This is a very interesting question, especially if you expand the discussion to include Turtledove.
Although both authors have their detractors on this board, I'd wager that without the influence of Turtledove - even more than Sterling - this board might not exist at all and, if it did, it would be much smaller.
While I count myself among one of Turtledove's main detractors as a novelist, his main AH series created PoDs and explored divergences that were pretty unique at the time of their writing.
We might decry HT's tendency to project real historical people into his timelines or present some AH events as little more than our history with the names and locations changed, but the basic premise of the TL-191 series remains fascinating and plausible: What would be the long-term effects of CSA independence achieved in part due to British and French involvement? To this day, I consider his central conceit that the US would find itself drawn into an alliance with Germany perceptive and plausible, as well as the probability that this would make any European war automatically a world war with major combat occuring in the Americas as well. His presentation of the US in this war as a somewhat prussianized, a bit less democratic, and very militarized nation also is plausible. In fact, from sports and socialists to race relations and economics, he paints a very plausible portrayal of a 20th century far darker than the one we inhabit. Too bad he tells this story through so many incredibly wooden and repetitive POV characters.

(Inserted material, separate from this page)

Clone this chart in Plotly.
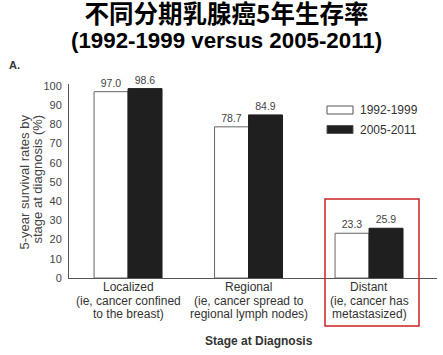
import plotly.graph_objects as go

# ---- data ----
categories = ["Localized", "Regional", "Distant"]
category_label_lines = [
    ["Localized", "(ie, cancer confined", "to the breast)"],
    ["Regional", "(ie, cancer spread to", "regional lymph nodes)"],
    ["Distant", "(ie, cancer has", "metastasized)"],
]
series_names = ["1992-1999", "2005-2011"]
values_1992_1999 = [97.0, 78.7, 23.3]
values_2005_2011 = [98.6, 84.9, 25.9]
y_ticks = [0, 10, 20, 30, 40, 50, 60, 70, 80, 90, 100]

title_line1 = "不同分期乳腺癌5年生存率"
title_line2 = "(1992-1999 versus 2005-2011)"
y_title_lines = ["5-year survival rates by", "stage at diagnosis (%)"]
x_title = "Stage at Diagnosis"

W, H = 443, 355
# plot area in page pixels
PX_LEFT, PX_RIGHT, PX_TOP, PX_BOTTOM = 69, 437, 84, 278
L, T, R, B = PX_LEFT, PX_TOP, W - PX_RIGHT, H - PX_BOTTOM
pw, ph = PX_RIGHT - PX_LEFT, PX_BOTTOM - PX_TOP

def px_x(p):
    return (p - PX_LEFT) / pw

def px_y(p):
    return (PX_BOTTOM - p) / ph

xpos = list(range(len(categories)))
FONT = "Liberation Sans, Arial, sans-serif"

fig = go.Figure()
fig.add_trace(go.Bar(
    x=xpos, y=values_1992_1999, name=series_names[0],
    marker=dict(color="white", line=dict(color="#666666", width=1)),
    text=[f"{v:.1f}" for v in values_1992_1999], textposition="outside",
    textfont=dict(size=10.5, color="#444444", family=FONT),
    cliponaxis=False, showlegend=False,
))
fig.add_trace(go.Bar(
    x=xpos, y=values_2005_2011, name=series_names[1],
    marker=dict(color="#1f1f1f", line=dict(color="#1f1f1f", width=1)),
    text=[f"{v:.1f}" for v in values_2005_2011], textposition="outside",
    textfont=dict(size=10.5, color="#444444", family=FONT),
    cliponaxis=False, showlegend=False,
))

fig.update_layout(
    width=W, height=H,
    margin=dict(l=L, r=R, t=T, b=B, pad=0),
    paper_bgcolor="white", plot_bgcolor="white",
    barmode="group", bargap=0.436, bargroupgap=0,
    font=dict(family=FONT, color="#333333"),
    xaxis=dict(
        range=[-0.49, 2.564], tickmode="array", tickvals=xpos, showticklabels=False,
        showline=True, linecolor="#555555", linewidth=1, showgrid=False, zeroline=False,
        ticks="",
    ),
    yaxis=dict(
        range=[0, 101], tickmode="array", tickvals=y_ticks,
        showline=True, linecolor="#555555", linewidth=1, showgrid=False, zeroline=False,
        ticks="", tickfont=dict(size=11, color="#444444", family=FONT),
        ticklabelstandoff=4,
    ),
)

title_text = (
    "<span style='font-size:24.5px'><b>" + title_line1 + "</b></span><br>"
    "<span style='font-family:Liberation Sans, Arial, sans-serif;font-size:22.3px'><b>"
    + title_line2 + "</b></span>"
)
annotations = [
    dict(text=title_text, x=px_x(226), xref="paper", y=px_y(24.5), yref="paper",
         xanchor="center", yanchor="middle", showarrow=False, borderpad=0,
         font=dict(size=19, color="black", family="Noto Sans CJK SC")),
    dict(text="<b>A.</b>", x=px_x(7), xref="paper", y=px_y(65), yref="paper",
         xanchor="left", yanchor="middle", showarrow=False,
         font=dict(size=11, color="#333333", family=FONT)),
    dict(text="<b>" + x_title + "</b>", x=px_x(259), xref="paper", y=px_y(341), yref="paper",
         xanchor="center", yanchor="middle", showarrow=False,
         font=dict(size=12, color="#333333", family=FONT)),
]
for i, line in enumerate(y_title_lines):
    annotations.append(dict(
        text=line, textangle=-90, x=px_x(24 + 13 * i), xref="paper",
        y=px_y(113), yref="paper", xanchor="center", yanchor="top", showarrow=False,
        font=dict(size=13, color="#444444", family=FONT)))

# category labels, one annotation per line
line_centers = [287, 300.5, 314]
for xi, lines in zip(xpos, category_label_lines):
    for line, yc in zip(lines, line_centers):
        annotations.append(dict(
            text=line, x=xi, xref="x", y=px_y(yc), yref="paper",
            xanchor="center", yanchor="middle", showarrow=False,
            font=dict(size=12, color="#333333", family=FONT)))

# legend (drawn manually to match wide rectangular swatches)
legend_fill = ["white", "#1f1f1f"]
legend_rows = [110, 129.5]
shapes = []
for name, fill, yc in zip(series_names, legend_fill, legend_rows):
    shapes.append(dict(type="rect", xref="paper", yref="paper",
                       x0=px_x(327), x1=px_x(353), y0=px_y(yc + 4), y1=px_y(yc - 4),
                       fillcolor=fill, line=dict(color="#555555", width=1)))
    annotations.append(dict(text=name, x=px_x(358), xref="paper", y=px_y(yc), yref="paper",
                            xanchor="left", yanchor="middle", showarrow=False,
                            font=dict(size=12, color="#333333", family=FONT)))

# red highlight box around the "Distant" group
shapes.append(dict(type="rect", xref="paper", yref="paper",
                   x0=px_x(325), x1=px_x(419), y0=px_y(326), y1=px_y(199),
                   fillcolor="rgba(0,0,0,0)", line=dict(color="#cc2020", width=1.5)))

fig.update_layout(annotations=annotations, shapes=shapes)
# remove the browser's default body margin so the figure fills the window exactly
fig.write_html("out.html", config={"displayModeBar": False},
               post_script="document.body.style.margin='0';")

Again a good point. With Turtledove though I get the sense that the nature and rate of his writing - idea, brainstorming, notes, collating and spell-checking, publishing - makes it very different. There's less a sense that there are roads left untraveled - he just writes so much so fast. The bigger question with him would be - what would this place be like without him? Alas, though, the answer is likely "boring and obscure."
Of course if you know of an alternative direction he could have gone, please do tell. If there was any truth to the conceit that Turtledove originally intended the Great War to be an Entente victory, with the US being the Nazi parallel, that would indeed be fun to read. Or write for that matter.